While cash flow can come from bond interest or interest from other types of investments, income investors hone in on dividends. A dividend is the distribution of a company’s earnings paid out to shareholders; it’s often viewed by its dividend yield, a metric that measures a dividend as a percent of the current stock price. Many academic studies show that dividends make up large portions of long-term returns, and in many cases, dividend contributions surpass one-third of total returns.

Phillips 66 in Focus

Phillips 66 (PSX) is headquartered in Houston, and is in the Oils-Energy sector. The stock has seen a price change of 18.19% since the start of the year. The oil refiner is paying out a dividend of $0.8 per share at the moment, with a dividend yield of 2.68% compared to the Oil and Gas – Refining and Marketing industry’s yield of 1.66% and the S&P 500’s yield of 1.78%.

In terms of dividend growth, the company’s current annualized dividend of $3.20 is up 17.2% from last year. Over the last 5 years, Phillips 66 has increased its dividend 5 times on a year-over-year basis for an average annual increase of 15.98%. Any future dividend growth will depend on both earnings growth and the company’s payout ratio; a payout ratio is the proportion of a firm’s annual earnings per share that it pays out as a dividend. Phillips 66’s current payout ratio is 49%, meaning it paid out 49% of its trailing 12-month EPS as dividend.

PSX is expecting earnings to expand this fiscal year as well. The Zacks Consensus Estimate for 2018 is $7.81 per share, which represents a year-over-year growth rate of 78.31%.

Bottom Line

Investors like dividends for a variety of different reasons, from tax advantages and decreasing overall portfolio risk to considerably improving stock investing profits. But, not every company offers a quarterly payout.

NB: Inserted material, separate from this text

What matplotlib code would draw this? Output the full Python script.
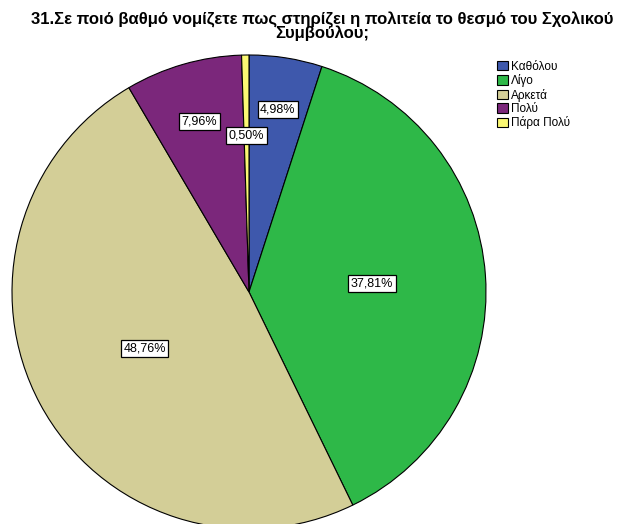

For instance, it’s a rare occurrence when a tech start-up or big growth business offers their shareholders a dividend. It’s more common to see larger companies with more established profits give out dividends. Income investors have to be mindful of the fact that high-yielding stocks tend to struggle during periods of rising interest rates. With that in mind, PSX presents a compelling investment opportunity; it’s not only an attractive dividend play, but the stock also boasts a strong Zacks Rank of #2 (Buy).